Il pessimo utilizzo di queste risorse che sempre più spesso viene a galla, messo in atto dai partiti più diversi, conduce velocemente alla necessità di riconsiderare le regole dell’intervento pubblico. Esso, in linea di principio, è sacrosanto perché rappresenta la possibilità di non tornare surrettiziamente a una politica di censo o appannaggio di ricche lobby, magari criminali. Però non si può più lasciare deregolamentata la questione: lo Stato erogatore e non controllore è un lusso che evidentemente non ci meritiamo. Benissimo quindi ogni iniziativa perché si riveda la disciplina del finanziamento pubblico ai partiti, sia nella quantità che nelle condizioni per ottenerlo e per renderne conto. Abbiamo capito una volta per sempre che per prevenire fenomeni di parassitismo e di distrazione di risorse a fini privati, non è sufficiente la buona volontà dichiarata e magari scritta negli statuti dei movimenti politici; sono necessarie anche regole precise, controlli e sanzioni. Altro filo da tessere per i cittadini che vigilano sul Parlamento e che sono già impegnati a ottenere una nuova legge elettorale. L’impegno deve estendersi anche alla cosiddetta “legislazione di contorno”, di cui il finanziamento pubblico è parte.
 
Messo a fuoco così il problema nelle sue dimensioni di sistema, però, resta comunque aperta la questione specifica che riguarda la Lega Nord.
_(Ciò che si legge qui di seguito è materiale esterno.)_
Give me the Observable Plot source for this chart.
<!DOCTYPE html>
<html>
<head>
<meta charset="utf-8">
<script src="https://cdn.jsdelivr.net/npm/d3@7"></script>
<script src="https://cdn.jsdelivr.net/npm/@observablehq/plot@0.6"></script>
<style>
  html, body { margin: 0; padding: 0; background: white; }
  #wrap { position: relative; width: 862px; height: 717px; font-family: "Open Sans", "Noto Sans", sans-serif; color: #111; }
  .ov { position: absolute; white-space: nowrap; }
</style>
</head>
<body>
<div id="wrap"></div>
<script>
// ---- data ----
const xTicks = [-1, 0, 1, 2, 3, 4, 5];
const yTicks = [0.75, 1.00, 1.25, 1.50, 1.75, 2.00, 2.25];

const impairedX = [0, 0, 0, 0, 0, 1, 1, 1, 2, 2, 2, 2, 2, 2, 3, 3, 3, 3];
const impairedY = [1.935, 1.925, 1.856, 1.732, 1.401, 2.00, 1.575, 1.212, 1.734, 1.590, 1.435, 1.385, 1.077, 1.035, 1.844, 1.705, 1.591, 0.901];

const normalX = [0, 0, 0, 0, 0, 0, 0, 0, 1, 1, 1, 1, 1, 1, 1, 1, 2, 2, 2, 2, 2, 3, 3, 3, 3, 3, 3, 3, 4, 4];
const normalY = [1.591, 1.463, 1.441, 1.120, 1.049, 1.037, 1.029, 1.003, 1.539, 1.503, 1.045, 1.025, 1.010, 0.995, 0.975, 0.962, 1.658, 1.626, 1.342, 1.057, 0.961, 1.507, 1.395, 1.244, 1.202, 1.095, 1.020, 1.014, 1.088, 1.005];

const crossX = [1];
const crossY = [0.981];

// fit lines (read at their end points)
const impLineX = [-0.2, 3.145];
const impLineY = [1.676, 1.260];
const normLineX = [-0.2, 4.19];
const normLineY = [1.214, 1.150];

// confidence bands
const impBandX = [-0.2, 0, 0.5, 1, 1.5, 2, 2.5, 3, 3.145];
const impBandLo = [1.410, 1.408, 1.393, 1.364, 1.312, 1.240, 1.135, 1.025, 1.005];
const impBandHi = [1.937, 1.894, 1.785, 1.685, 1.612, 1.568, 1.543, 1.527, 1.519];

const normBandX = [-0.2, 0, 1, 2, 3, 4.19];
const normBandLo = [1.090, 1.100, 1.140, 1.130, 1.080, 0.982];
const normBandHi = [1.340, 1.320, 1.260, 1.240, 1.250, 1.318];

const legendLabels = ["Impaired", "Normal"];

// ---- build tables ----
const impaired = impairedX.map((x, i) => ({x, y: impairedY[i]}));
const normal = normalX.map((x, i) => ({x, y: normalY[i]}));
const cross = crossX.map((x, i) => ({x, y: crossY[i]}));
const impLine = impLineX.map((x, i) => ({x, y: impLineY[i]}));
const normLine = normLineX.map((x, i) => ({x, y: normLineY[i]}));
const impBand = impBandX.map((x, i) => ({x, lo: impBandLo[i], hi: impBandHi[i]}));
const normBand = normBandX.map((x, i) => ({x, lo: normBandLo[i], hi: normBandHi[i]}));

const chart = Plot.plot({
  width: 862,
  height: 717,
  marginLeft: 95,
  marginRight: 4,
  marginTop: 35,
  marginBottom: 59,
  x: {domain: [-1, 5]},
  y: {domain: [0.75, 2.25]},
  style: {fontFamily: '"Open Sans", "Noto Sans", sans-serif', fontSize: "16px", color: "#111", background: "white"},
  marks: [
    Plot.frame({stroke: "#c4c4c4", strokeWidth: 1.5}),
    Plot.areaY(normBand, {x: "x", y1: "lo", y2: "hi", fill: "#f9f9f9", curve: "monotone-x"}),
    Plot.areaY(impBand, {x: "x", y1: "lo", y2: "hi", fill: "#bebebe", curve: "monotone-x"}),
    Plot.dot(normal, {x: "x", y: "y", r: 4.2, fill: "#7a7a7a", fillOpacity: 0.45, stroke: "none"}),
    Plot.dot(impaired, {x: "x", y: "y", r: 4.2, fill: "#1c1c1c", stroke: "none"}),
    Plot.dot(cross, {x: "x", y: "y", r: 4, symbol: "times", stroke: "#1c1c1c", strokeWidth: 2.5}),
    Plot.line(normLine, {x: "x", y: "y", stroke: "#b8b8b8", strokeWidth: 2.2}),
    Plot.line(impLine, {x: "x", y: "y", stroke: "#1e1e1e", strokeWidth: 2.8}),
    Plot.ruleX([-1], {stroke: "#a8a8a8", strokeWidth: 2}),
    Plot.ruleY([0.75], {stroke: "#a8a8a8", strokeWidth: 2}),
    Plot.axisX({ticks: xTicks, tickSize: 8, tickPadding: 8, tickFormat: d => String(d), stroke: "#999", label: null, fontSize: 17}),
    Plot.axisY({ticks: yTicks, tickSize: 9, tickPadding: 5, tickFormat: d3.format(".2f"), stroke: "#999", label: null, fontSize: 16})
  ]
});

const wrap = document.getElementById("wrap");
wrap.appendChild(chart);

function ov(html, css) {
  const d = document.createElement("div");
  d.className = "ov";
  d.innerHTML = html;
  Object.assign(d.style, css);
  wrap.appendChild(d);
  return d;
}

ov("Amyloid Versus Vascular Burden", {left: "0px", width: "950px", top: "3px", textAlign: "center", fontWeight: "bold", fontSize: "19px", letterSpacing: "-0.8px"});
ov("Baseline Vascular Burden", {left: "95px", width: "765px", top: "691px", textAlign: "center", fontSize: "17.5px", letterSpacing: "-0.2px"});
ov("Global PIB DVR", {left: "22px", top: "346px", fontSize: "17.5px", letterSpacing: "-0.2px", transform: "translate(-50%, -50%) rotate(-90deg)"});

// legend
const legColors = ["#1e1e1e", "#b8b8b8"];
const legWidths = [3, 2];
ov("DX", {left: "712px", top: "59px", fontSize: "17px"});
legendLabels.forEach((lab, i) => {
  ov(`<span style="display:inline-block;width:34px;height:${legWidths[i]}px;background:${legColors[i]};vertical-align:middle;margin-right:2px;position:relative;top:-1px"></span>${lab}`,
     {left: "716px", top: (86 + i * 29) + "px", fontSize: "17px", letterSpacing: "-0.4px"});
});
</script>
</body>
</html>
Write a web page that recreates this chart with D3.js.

L’accusa è di quelle che lascia sgomenti: il tesoriere avrebbe effettuato un’allegra gestione delle risorse, utilizzate anche in favore della famiglia del capo carismatico, Umberto Bossi, e di qualche fedelissimo e – addirittura – in attività con soggetti legati alla ‘ndrangheta.
 
Da che si è diffusa la notizia, tutti i commentatori hanno dato fondo al vocabolario delle meraviglie: come, quoque la Lega? Anche la forza dura e pura, fustigatrice dei costumi romani, inciampa nell’occasione (Stato generoso e maglie larghe della legge) che fa l’uomo (il tesoriere, dalla biografia non specchiatissima) ladro! Che addirittura ricorre (inaspettata propensione sudista) ai buoni uffici mafiosi! È vero che la vicenda della Lega è particolare. Però, per chi l’ha sempre vista come espressione organizzata e riuscita della vera (e dannosa) anti-politica, in fondo non se ne meraviglia poi così tanto.
 
Se la politica la si disprezza, se nei palazzi si entra da nemici, se si dimostra ogni disistima verso le cariche istituzionali, se il proprio obiettivo è dividere mettendo cose e persone contro altre cose e persone, be', dove sono le radici per coltivare un vero rigore? La coerenza richiede presupposti chiari, veri e non in contraddizione con altri. La pretesa della Lega è quella di fondare sé stessa su un minimo di moralità in un ambito, l’antipolitica (espressa plasticamente dal cappio esibito dentro il Parlamento), e su un massimo di moralità in altro ambito, la dichiarata presa di distanza dai comportamenti e status symbol dei politici di professione. Ma a guardar bene, e pur dovendo salvare le sincere adesioni di tanti iscritti e amministratori, probabilmente la stragrande maggioranza, le due cose non possono reggere a lungo. Il tasso etico è e deve essere uno solo. E la Lega purtroppo ha dato prova talvolta di un certo degrado (verbale, di concetti, ma anche umano tout-court), al punto che la dichiarata correttezza e irreprensibilità apparivano niente più che una foglia di fico. Ecco quindi, ad esempio, che se si scopre che per la carica di tesoriere era stato scelto un individuo poco raccomandabile (fatto anche sottosegretario e amministratore di Fincantieri!), non ci si può appellare al tradimento.